A study on pentacene organic thin-film transistors with Hf-based oxideas gate dielectric

Abstract

Compared with its inorganic counterpart, organic thin-film transistor (OTFT) has advantages such as low-temperature fabrication, adaptability to large-area flexible substrate, and low cost. However, they usually need high operating voltage and thus are not suitable for portable applications. Although reducing their gate–dielectric thickness can lower the operating voltage, it increases their gate leakage. A better way is making use of high-κ gate dielectric, which is the main theme of this research.

Firstly, pentacene OTFTs with HfO2 gate dielectric nitrided in N2O or NH3 at 200 oC were studied. The NH3-annealed OTFT displayed higher carrier mobility, larger on/off current ratio, smaller sub-threshold swing and smaller Hooge?s parameter than the N2O-annealed device. All these advantages were attributed to more nitrogen incorporation at the dielectric surface by the NH3 annealing which provided stronger passivation of surface traps.

The incorporation of lanthanum to hafnium oxide was demonstrated to realize enhanced interface in the pentacene OTFTs. Therefore, pentacene OTFTs with HfLaO gate dielectric annealed in N2, NH3, O2 or NO at 400 oC were investigated. Among the 4 devices, the NH3-annealed OTFT obtained the highest carrier mobility, smallest sub-threshold swing and smallest 1/f noise. All these should be attributed to the improved interface between the gate dielectric and the organic semiconductor associated with the passivation effects of the NH3 annealing on the dielectric surface.

The processing temperature of OTFTs is a big concern because use of flexible or glass substrate is the trend in organic electronics. Therefore, the HfLaO gate dielectric was annealed in N2, NH3, or O2 at two different temperatures, 200 oC and 400 oC. For all the annealing gases, the OTFTs annealed at 400 oC achieved higher carrier mobility, which could be supported by SEM image that pentacene tended to form larger grains (thus less carrier scattering) on HfLaO annealed at 400 oC. Furthermore, the HfLaO film annealed at 400 oC achieved much smaller leakage because more thermal energy at higher annealing temperature could remove oxide defects more effectively.

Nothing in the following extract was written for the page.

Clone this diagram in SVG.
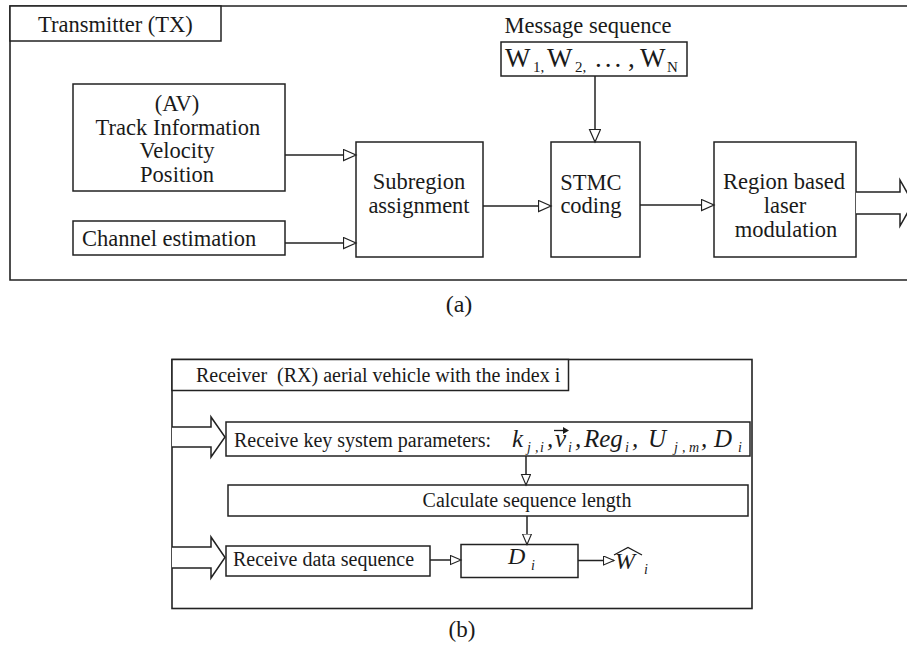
<svg xmlns="http://www.w3.org/2000/svg" width="907" height="649" viewBox="0 0 907 649">
<style>
  .frame{fill:none;stroke:#222;stroke-width:1.6}
  .box{fill:#fff;stroke:#222;stroke-width:1.5}
  .t{font-family:"Liberation Serif","Times New Roman",serif;font-size:22.5px;fill:#1a1a1a}
  .tb{font-family:"Liberation Serif","Times New Roman",serif;font-size:20px;fill:#1a1a1a}
  .m{font-family:"Liberation Serif","Times New Roman",serif;font-style:italic;font-size:25px;fill:#1a1a1a}
  .ms{font-family:"Liberation Serif","Times New Roman",serif;font-style:italic;font-size:14px;fill:#1a1a1a}
  .c{text-anchor:middle}
  .ln{fill:none;stroke:#222;stroke-width:1.5}
  .big{fill:#fff;stroke:#222;stroke-width:1.5;stroke-linejoin:miter}
</style>
<defs>
  <marker id="tri" markerUnits="userSpaceOnUse" markerWidth="16" markerHeight="14" refX="13" refY="6" orient="auto">
    <path d="M0.5,0.5 L13,6 L0.5,11.5 Z" fill="#fff" stroke="#222" stroke-width="1.2"/>
  </marker>
  <marker id="tri2" markerUnits="userSpaceOnUse" markerWidth="14" markerHeight="12" refX="11" refY="5" orient="auto">
    <path d="M0.5,0.5 L11,5 L0.5,9.5 Z" fill="#fff" stroke="#222" stroke-width="1.1"/>
  </marker>
</defs>

<!-- Panel (a) -->
<g id="tx-frame">
  <path class="frame" d="M907,6 H10 V280 H907"/>
  <rect class="box" x="10" y="6" width="211" height="35"/>
  <text class="t" x="38" y="32">Transmitter (TX)</text>
</g>

<g id="av-info">
  <rect class="box" x="73" y="84" width="212" height="107"/>
  <text class="t c" x="177" y="111">(AV)</text>
  <text class="t c" x="178" y="134.5">Track Information</text>
  <text class="t c" x="177" y="158">Velocity</text>
  <text class="t c" x="177" y="181.5">Position</text>
</g>

<g id="channel-est">
  <rect class="box" x="73" y="221" width="212" height="34"/>
  <text class="t" x="82" y="245.5">Channel estimation</text>
</g>

<g id="subregion">
  <rect class="box" x="356" y="142" width="127" height="115"/>
  <text class="t c" x="419" y="189">Subregion</text>
  <text class="t c" x="419" y="213">assignment</text>
</g>

<g id="stmc">
  <rect class="box" x="551" y="142" width="89" height="115"/>
  <text class="t c" x="591" y="190">STMC</text>
  <text class="t c" x="591" y="213">coding</text>
</g>

<g id="laser-mod">
  <rect class="box" x="714" y="142" width="142" height="115"/>
  <text class="t c" x="784" y="189">Region based</text>
  <text class="t c" x="785" y="213">laser</text>
  <text class="t c" x="786" y="237">modulation</text>
</g>

<g id="message">
  <text class="t c" x="588" y="33">Message sequence</text>
  <rect class="box" x="501" y="42" width="186" height="34"/>
  <text class="t" style="font-size:27px" x="505" y="67">W</text>
  <text class="t" style="font-size:15px" x="533" y="72">1,</text>
  <text class="t" style="font-size:27px" x="547" y="67">W</text>
  <text class="t" style="font-size:15px" x="575" y="72">2,</text>
  <text class="t" style="font-size:27px;letter-spacing:3px" x="595" y="67">...</text>
  <text class="t" style="font-size:27px" x="628" y="67">,</text>
  <text class="t" style="font-size:27px" x="640" y="67">W</text>
  <text class="t" style="font-size:15px" x="667" y="72">N</text>
</g>

<text class="t c" style="font-size:24px" x="459" y="312">(a)</text>

<!-- Panel (b) -->
<g id="rx-frame">
  <rect class="frame" x="172" y="359.5" width="580" height="249"/>
  <rect class="box" x="172" y="359.5" width="396.5" height="31"/>
  <text class="tb" xml:space="preserve" x="196" y="382">Receiver  (RX) aerial vehicle with the index i</text>
</g>

<g id="receive-key">
  <rect class="box" x="226" y="422" width="524" height="34"/>
  <text class="tb" x="234" y="447">Receive key system parameters:</text>
  <text class="m" x="512" y="447">k</text>
  <text class="ms" x="527" y="452">j</text>
  <text class="ms" x="535" y="452">,</text>
  <text class="ms" x="540" y="452">i</text>
  <text class="m" x="547" y="447">,</text>
  <text class="m" x="555" y="447">v</text>
  <path d="M554,430.5 H565" stroke="#1a1a1a" stroke-width="1.3" fill="none"/>
  <path d="M563,427 L569,430.5 L563,434 Z" fill="#1a1a1a"/>
  <text class="ms" x="568" y="452">i</text>
  <text class="m" x="575" y="447">,</text>
  <text class="m" x="584" y="447">Reg</text>
  <text class="ms" x="625" y="452">i</text>
  <text class="m" x="632" y="447">,</text>
  <text class="m" x="648" y="447">U</text>
  <text class="ms" x="674" y="452">j</text>
  <text class="ms" x="682" y="452">,</text>
  <text class="ms" x="689" y="452">m</text>
  <text class="m" x="701" y="447">,</text>
  <text class="m" x="714" y="447">D</text>
  <text class="ms" x="738" y="452">i</text>
</g>

<g id="calc-length">
  <rect class="box" x="228" y="485" width="520" height="31"/>
  <text class="tb c" x="527" y="507">Calculate sequence length</text>
</g>

<g id="receive-data">
  <rect class="box" x="226" y="546" width="204" height="30"/>
  <text class="tb" x="233" y="566">Receive data sequence</text>
</g>

<g id="decoder">
  <rect class="box" x="461" y="544.5" width="117" height="33"/>
  <text class="m" style="font-size:24px" x="508" y="564">D</text>
  <text class="ms" x="531" y="570">i</text>
</g>

<g id="output">
  <text class="m" style="font-size:24px" x="615" y="569">W</text>
  <path d="M614,555 L628,547.5 L642,555" fill="none" stroke="#1a1a1a" stroke-width="1.2"/>
  <text class="ms" x="644" y="574">i</text>
</g>

<text class="tb c" style="font-size:23px" x="462" y="637">(b)</text>

<g id="connectors">
  <path class="ln" d="M285,155 H356" marker-end="url(#tri)"/>
  <path class="ln" d="M285,243 H356" marker-end="url(#tri)"/>
  <path class="ln" d="M483,206 H551" marker-end="url(#tri)"/>
  <path class="ln" d="M640,205 H714" marker-end="url(#tri)"/>
  <path class="ln" d="M595,76 V142" marker-end="url(#tri)"/>
  <path class="big" d="M856,192 H900 V180 L913,203 L900,226 V214 H856"/>
  <path class="big" d="M172,427 H211 V417 L225,437 L211,457 V447 H172"/>
  <path class="big" d="M172,547 H211 V537 L225,557.5 L211,578 V568 H172"/>
  <path class="ln" d="M526,456 V485" marker-end="url(#tri2)"/>
  <path class="ln" d="M527,516 V544.5" marker-end="url(#tri2)"/>
  <path class="ln" d="M430,560 H461" marker-end="url(#tri2)"/>
  <path class="ln" d="M578,560.5 H614" marker-end="url(#tri2)"/>
</g>
</svg>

Fluorination of the HfLaO film (annealed in N2 or NH3 at 400 oC) in a plasma based on CHF3 and O2 was also proposed. For both annealing gases, the OTFT with a 100-s plasma treatment achieved higher carrier mobility and smaller 1/f noise than that without plasma treatment. All these improvements should be due to fluorine incorporation at the dielectric surface which passivated the traps there. By contrast, for longer time (300 s or 900 s) of plasma treatment, the performance of the OTFTs deteriorated due to damage of dielectric surface induced by excessive plasma treatment.

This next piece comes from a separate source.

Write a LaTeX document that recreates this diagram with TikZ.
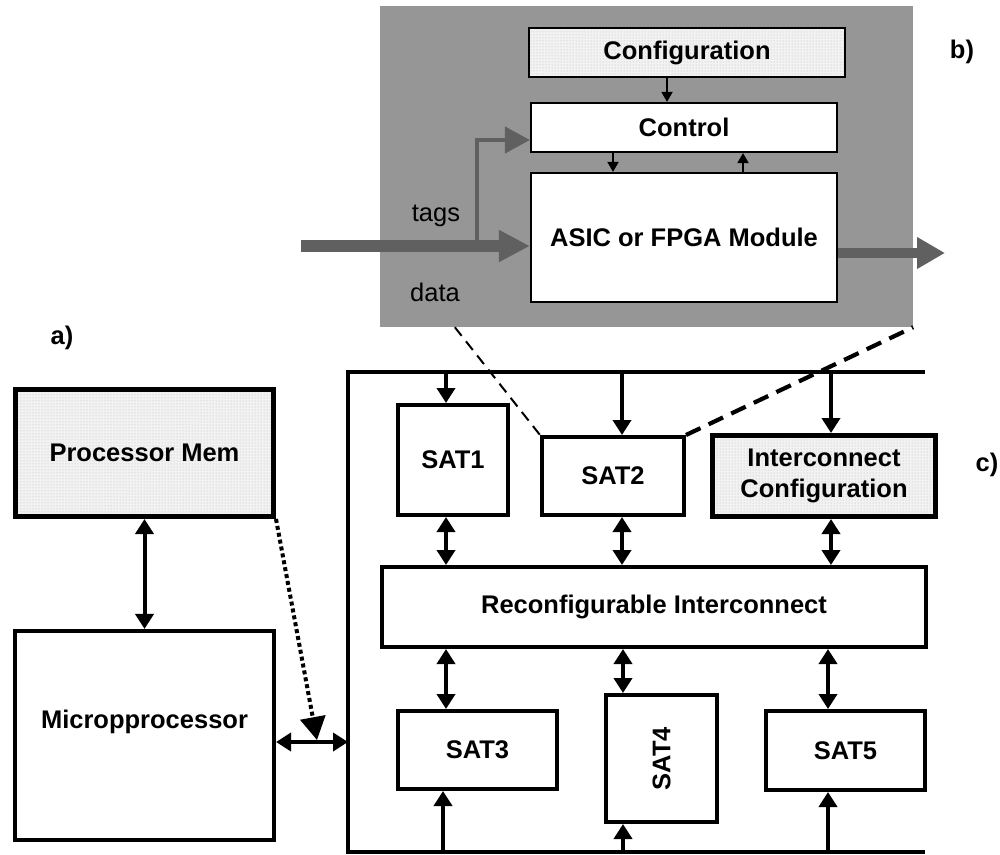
\documentclass[tikz,border=0pt]{standalone}
\usepackage{fontspec}
\setmainfont{Liberation Sans}
\usepackage{tikz}
\usetikzlibrary{arrows.meta, patterns}
\definecolor{panelgray}{RGB}{150,150,150}
\definecolor{flowgray}{RGB}{96,96,96}
\newcommand{\figfont}{\fontsize{25.5}{31}\selectfont}
\tikzset{
  box/.style={rectangle, draw=black, fill=white, line width=4pt,
    font=\figfont\bfseries, align=center, inner sep=2pt},
  thinbox/.style={box, line width=2.2pt},
  heavybox/.style={box, line width=5pt},
  dotfill/.style={preaction={fill=gray!10}, pattern=dots, pattern color=gray!55},
  arrow/.style={-{Triangle[length=15pt,width=18pt]}, line width=4pt},
  dblarrow/.style={{Triangle[length=15pt,width=18pt]}-{Triangle[length=15pt,width=18pt]}, line width=4pt},
  smallarrow/.style={-{Triangle[length=10pt,width=11pt]}, line width=1.8pt},
  bus/.style={line width=4pt},
  tag/.style={font=\figfont\bfseries}
}

\begin{document}
\begin{tikzpicture}[x=1pt, y=-1pt,
  flow/.style={draw=flowgray, line width=#1},
  zoomline/.style={line width=#1}]
  \useasboundingbox (0,0) rectangle (1000,854);

  % b) module on its gray panel
  \node[rectangle, fill=panelgray, minimum width=533pt, minimum height=321pt, inner sep=0pt] (panel) at (646.5,166.5) {};
  \node[thinbox, dotfill, minimum width=316pt, minimum height=49pt] (cfg) at (687,52.5) {Configuration};
  \node[thinbox, minimum width=306pt, minimum height=49pt] (ctrl) at (684,127.5) {Control};
  \node[thinbox, minimum width=306pt, minimum height=129pt] (asic) at (684,237.5) {ASIC or FPGA Module};
  \draw[smallarrow] ([xshift=-20pt]cfg.south) -- ([xshift=-17pt]ctrl.north);
  \draw[smallarrow] ([xshift=-71pt]ctrl.south) -- ([xshift=-71pt]asic.north);
  \draw[smallarrow] ([xshift=59pt]asic.north) -- ([xshift=59pt]ctrl.south);

  \coordinate (din) at (301,246);
  \coordinate (tagup) at (477,246);
  \coordinate (dout) at (945,253);
  \draw[flow=4.5pt, -{Triangle[length=25pt,width=26pt]}] (tagup) |- ([yshift=-12.5pt]ctrl.west);
  \draw[flow=12pt, -{Triangle[length=31pt,width=30pt]}] (din) -- (din -| asic.west);
  \draw[flow=10pt, -{Triangle[length=28pt,width=30pt]}] (asic.east |- dout) -- (dout);
  \node[font=\figfont] (tagstxt) at (436,216) {tags};
  \node[font=\figfont] (datatxt) at (435,292) {data};
  \node[tag] (lblb) at (962,52) {b)};

  % a) processor side
  \node[tag] (lbla) at (62,338) {a)};
  \node[heavybox, dotfill, minimum width=258pt, minimum height=127pt] (pmem) at (144.5,453) {Processor Mem};
  \node[box, line width=3.6pt, minimum width=259.5pt, minimum height=209.5pt, text depth=32pt] (micro) at (144.5,735.5) {Micropprocessor};
  \draw[dblarrow] (pmem) -- (micro);

  \coordinate (busin) at (348,742);
  \coordinate (join) at (317,740);
  \draw[dblarrow] (micro.east |- busin) -- (busin);
  \draw[line width=4pt, dash pattern=on 4pt off 3pt, -{Triangle[length=23pt,width=25pt]}] (pmem.south east) -- (join);

  % c) satellites on the bus
  \draw[bus] (925,372) -- (348,372) -- (348,852) -- (925,852);
  \coordinate (tap1) at (446,372);
  \coordinate (tap2) at (622,372);
  \coordinate (tap3) at (831,372);
  \coordinate (foot3) at (443,852);
  \coordinate (foot4) at (623,852);
  \coordinate (foot5) at (828,852);

  \node[box, minimum width=110pt, minimum height=110pt] (sat1) at (453,460) {SAT1};
  \node[box, minimum width=142pt, minimum height=78pt] (sat2) at (613,476) {SAT2};
  \node[heavybox, dotfill, minimum width=223pt, minimum height=81pt] (icfg) at (824,476) {Interconnect\\Configuration};
  \node[box, minimum width=544pt, minimum height=80pt] (ri) at (654,607) {Reconfigurable Interconnect};
  \node[box, minimum width=159pt, minimum height=78pt] (sat3) at (477.5,750) {SAT3};
  \node[box, minimum width=111pt, minimum height=127pt] (sat4) at (661.5,758.5) {\rotatebox{90}{SAT4}};
  \node[box, minimum width=159pt, minimum height=79pt] (sat5) at (845.5,750.5) {SAT5};
  \node[tag] (lblc) at (987,465) {c)};

  \draw[arrow] (tap1) -- (tap1 |- sat1.north);
  \draw[arrow] (tap2) -- (tap2 |- sat2.north);
  \draw[arrow] (tap3) -- (tap3 |- icfg.north);
  \draw[dblarrow] (tap1 |- sat1.south) -- (tap1 |- ri.north);
  \draw[dblarrow] (tap2 |- sat2.south) -- (tap2 |- ri.north);
  \draw[dblarrow] (tap3 |- icfg.south) -- (tap3 |- ri.north);
  \draw[dblarrow] (tap1 |- ri.south) -- (tap1 |- sat3.north);
  \draw[dblarrow] (foot4 |- ri.south) -- (foot4 |- sat4.north);
  \draw[dblarrow] (foot5 |- ri.south) -- (foot5 |- sat5.north);
  \draw[arrow] (foot3) -- (foot3 |- sat3.south);
  \draw[arrow] (foot4) -- (foot4 |- sat4.south);
  \draw[arrow] (foot5) -- (foot5 |- sat5.south);

  % zoom from SAT2 up to the module
  \draw[zoomline=2pt, dash pattern=on 11pt off 7pt] ([xshift=75pt]panel.south west) -- (sat2.north west);
  \draw[zoomline=4.2pt, dash pattern=on 16pt off 9pt] (sat2.north east) -- (panel.south east);
\end{tikzpicture}
\end{document}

Lastly, a comparative study was done on pentacene OTFTs with HfLaO or La2O3 as gate dielectric. For the same annealing gas (H2, N2, NH3, or O2 at 400 oC), the OTFT with La2O3 gate dielectric obtained lower carrier mobility, smaller on/off current ratio, and larger threshold voltage than that based on HfLaO. The worse performance of the OTFTs with La2O3 gate dielectric was due to the degradation of La2O3 film caused by moisture absorption.